Russell Paradox---Consider the set of all sets that are not members of themselves. Is this set a member of itself?
Epimenides Paradox---Consider this statement: ``This statement is false.'' Is this statement true?
Berry Paradox---Consider this sentence: ``Find the smallest positive integer which to be specified requires more characters than there are in this sentence.'' Does this sentence specify a positive integer?

Three paradoxes delimit what can be proved. The first, devised by Bertrand Russell, indicated that informal reasoning in mathematics can yield contradictions, and it led to the creation of formal systems. The second, attributed to Epimenides, was adapted by Gödel to show that even within a formal system there are true statements that are unprovable. The third leads to the demonstration that a specific number cannot be proved random.

(a) This statement is unprovable.
(b) The complexity of 01101100110111100010 is greater than 15 bits.
(c) The series of digits 01101100110111100010 is random.
(d) 10100 is a minimal program for the series 11111111111111111111.

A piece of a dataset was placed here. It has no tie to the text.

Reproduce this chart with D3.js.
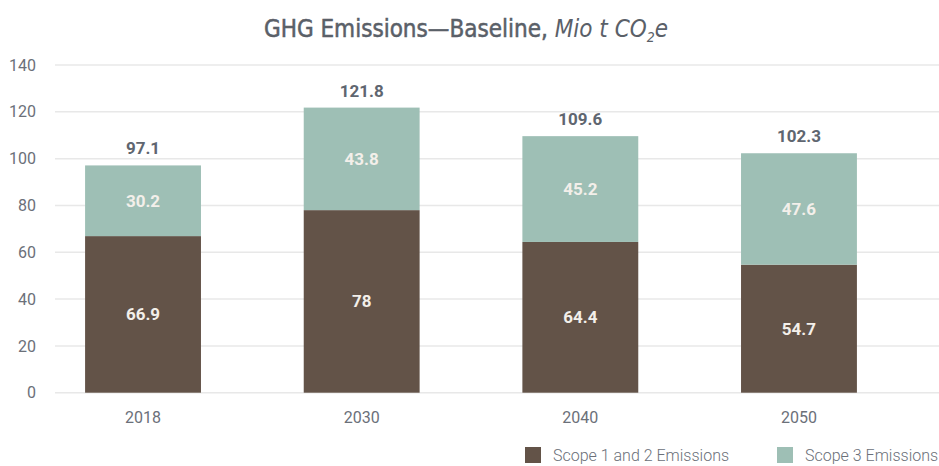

Unprovable statements can be shown to be false, if they are false, but they cannot be shown to be true. A proof that ``This statement is unprovable'' (a) reveals a self-contradiction in a formal system. The assignment of a numerical value to the complexity of a particular number (b) requires a proof that no smaller algorithm for generating the number exists; the proof could be supplied only if the formal system itself were more complex than the number. Statements labeled (c) and (d) are subject to the same limitation, since the identification of a random number or a minimal program requires the determination of complexity.